- DATASET CONTENT
•••

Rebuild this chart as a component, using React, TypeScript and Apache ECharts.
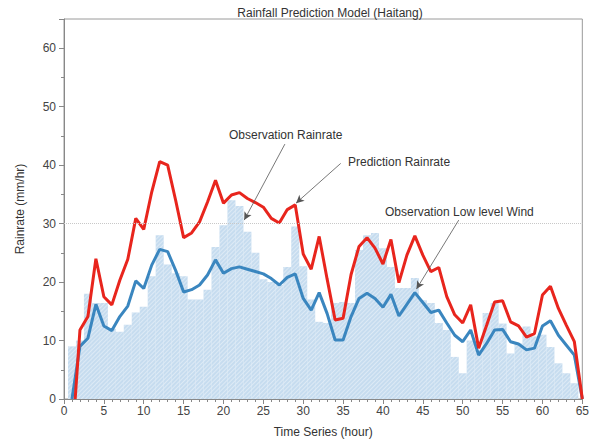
import React, { useEffect, useRef } from "react";
import * as echarts from "echarts";

const title = "Rainfall Prediction Model (Haitang)";
const xName = "Time Series (hour)";
const yName = "Rainrate (mm/hr)";

const obsHours = [1,2,3,4,5,6,7,8,9,10,11,12,13,14,15,16,17,18,19,20,21,22,23,24,25,26,27,28,29,30,31,32,33,34,35,36,37,38,39,40,41,42,43,44,45,46,47,48,49,50,51,52,53,54,55,56,57,58,59,60,61,62,63,64];
const obsRain = [9,10,18,16.4,16.4,12,11.5,12.7,14.8,15.8,21,28,23,21.5,21,17,17,18.7,26,29.7,34,33,28.6,25,20.5,20,19.5,22.6,29.5,22.7,17,13.2,13,16.4,16.6,16.4,25.5,28,28.4,25.8,22.6,19,19,20.7,16.9,16.4,13,11.8,7.2,4.4,10,8.4,14.7,16.4,12.9,7.8,9.5,12.4,10.7,11,8.9,6.1,4.4,2.7];

const windHours = [1,2,3,4,5,6,7,8,9,10,11,12,13,14,15,16,17,18,19,20,21,22,23,24,25,26,27,28,29,30,31,32,33,34,35,36,37,38,39,40,41,42,43,44,45,46,47,48,49,50,51,52,53,54,55,56,57,58,59,60,61,62,63,64,65];
const windVals = [0,9,10.4,16.2,12.5,11.7,14.1,15.9,20.2,18.9,22.9,25.6,25.2,22,18.3,18.7,19.5,21.2,23.8,21.5,22.3,22.6,22.2,21.8,21.4,20.6,19.5,20.8,21.4,17.2,15.2,18.2,14.6,10.1,10.1,14.1,17.2,18.1,17.2,15.7,17.9,14.2,16.2,18.2,16.5,14.8,15.2,13,10.9,9.8,11.8,7.5,9.5,11.8,11.9,9.8,9.4,8.4,8.7,12.5,13.4,10.9,9.2,7.5,0];

const predHours = [1.4,2,3,4,5,6,7,8,9,10,11,12,13,14,15,16,17,18,19,20,21,22,23,24,25,26,27,28,29,30,31,32,33,34,35,36,37,38,39,40,41,42,43,44,45,46,47,48,49,50,51,52,53,54,55,56,57,58,59,60,61,62,63,64,65];
const predVals = [0,11.8,14.1,24,17.5,16.1,20.3,23.9,30.9,29,35.4,40.6,40,34,27.6,28.4,30.3,33.7,37.4,33.5,34.9,35.3,34.3,33.6,32.8,30.9,30.1,32.4,33.2,24.8,22.2,27.8,20.5,13.5,13.8,21.3,26.1,27.6,25.8,23.1,27.3,19.9,24.6,27.9,24.6,21.8,22.5,17.5,14.4,13,16.1,8.7,12.6,16.6,16.8,13.2,12.5,10.6,11.2,17.8,19.3,15.5,12.6,9.8,0];

// annotation arrows: [fromHour, fromValue, toHour, toValue]
const arrowObsRain = [27.7, 43.6, 22.6, 30.6];
const arrowPred = [34.7, 40.3, 29.1, 33.5];
const arrowWind = [49.5, 30.6, 44.2, 18.8];

const FONT = "'Liberation Sans', Arial, Helvetica, sans-serif";

export default function App() {
  const ref = useRef<HTMLDivElement>(null);
  useEffect(() => {
    if (!ref.current) return;
    const chart = echarts.init(ref.current, null, { renderer: "svg" });
    const pair = (xs: number[], ys: number[]) => xs.map((x, i) => [x, ys[i]]);
    const arrow = (a: number[]) => [{ coord: [a[0], a[1]] }, { coord: [a[2], a[3]] }];
    chart.setOption({
      animation: false,
      backgroundColor: "#ffffff",
      textStyle: { fontFamily: FONT },
      title: {
        text: title,
        left: 325,
        textAlign: "center",
        top: 2,
        textStyle: { fontSize: 12, fontWeight: "normal", color: "#333", fontFamily: FONT },
      },
      grid: {
        left: 64,
        right: 6,
        top: 19,
        bottom: 44,
        show: true,
        borderColor: "#9a9a9a",
        borderWidth: 1,
        backgroundColor: "transparent",
      },
      xAxis: {
        type: "value",
        min: 0,
        max: 65,
        interval: 5,
        name: xName,
        nameLocation: "middle",
        nameGap: 27,
        nameTextStyle: { fontSize: 12, color: "#333" },
        axisLine: { show: true, onZero: false, lineStyle: { color: "#888" } },
        axisTick: { show: true, length: 5, lineStyle: { color: "#888" } },
        minorTick: { show: true, splitNumber: 5, length: 3, lineStyle: { color: "#888" } },
        axisLabel: { fontSize: 12, color: "#444", margin: 6 },
        splitLine: { show: false },
      },
      yAxis: {
        type: "value",
        min: 0,
        max: 65,
        interval: 10,
        name: yName,
        nameLocation: "middle",
        nameGap: 38,
        nameTextStyle: { fontSize: 12, color: "#333" },
        axisLine: { show: true, lineStyle: { color: "#888" } },
        axisTick: { show: true, length: 5, lineStyle: { color: "#888" } },
        minorTick: { show: true, splitNumber: 2, length: 3, lineStyle: { color: "#888" } },
        axisLabel: {
          fontSize: 12,
          color: "#444",
          margin: 8,
          formatter: (v: number) => (v > 60 ? "" : String(v)),
        },
        splitLine: { show: false },
      },
      series: [
        {
          name: "Observation Rainrate",
          type: "bar",
          data: pair(obsHours, obsRain),
          barWidth: 8,
          itemStyle: {
            color: "#c6dcef",
            decal: {
              symbol: "rect",
              dashArrayX: [1, 0],
              dashArrayY: [1, 2],
              rotation: -Math.PI / 4,
              color: "rgba(255,255,255,0.4)",
              symbolSize: 1,
            },
          },
          markLine: {
            silent: true,
            symbol: "none",
            label: { show: false },
            lineStyle: { color: "#c8c8c8", type: "dotted", width: 1 },
            data: [{ yAxis: 30 }],
          },
          z: 1,
        },
        {
          name: "Observation Low level Wind",
          type: "line",
          data: pair(windHours, windVals),
          showSymbol: false,
          symbol: "none",
          lineStyle: { color: "#3a86bf", width: 3 },
          z: 3,
        },
        {
          name: "Prediction Rainrate",
          type: "line",
          data: pair(predHours, predVals),
          showSymbol: false,
          symbol: "none",
          lineStyle: { color: "#e8251d", width: 3 },
          z: 4,
          markLine: {
            silent: true,
            symbol: ["none", "arrow"],
            symbolSize: [6, 8],
            label: { show: false },
            lineStyle: { color: "#555", type: "solid", width: 0.8 },
            data: [arrow(arrowObsRain), arrow(arrowPred), arrow(arrowWind)],
            z: 5,
          },
        },
      ],
      graphic: [
        {
          type: "text",
          left: 229,
          top: 129,
          style: { text: "Observation Rainrate", fontSize: 12, fill: "#333", fontFamily: FONT },
        },
        {
          type: "text",
          left: 348,
          top: 156,
          style: { text: "Prediction Rainrate", fontSize: 12, fill: "#333", fontFamily: FONT },
        },
        {
          type: "text",
          left: 385,
          top: 206,
          style: { text: "Observation Low level Wind", fontSize: 12, fill: "#333", fontFamily: FONT },
        },
      ],
    });
    return () => chart.dispose();
  }, []);
  return (
    <div
      ref={ref}
      style={{ position: "fixed", left: 0, top: 0, width: 592, height: 443 }}
    />
  );
}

•••

- SHORT EXERCISE
Please repeat exactly the data above from its first line to the line that contains "import * as", inclusive, and leave every picture out.

- SOLVED PROBLEM
Rebuild this chart as a component, using React, TypeScript and Apache ECharts.
import React, { useEffect, useRef } from "react";
import * as echarts from "echarts";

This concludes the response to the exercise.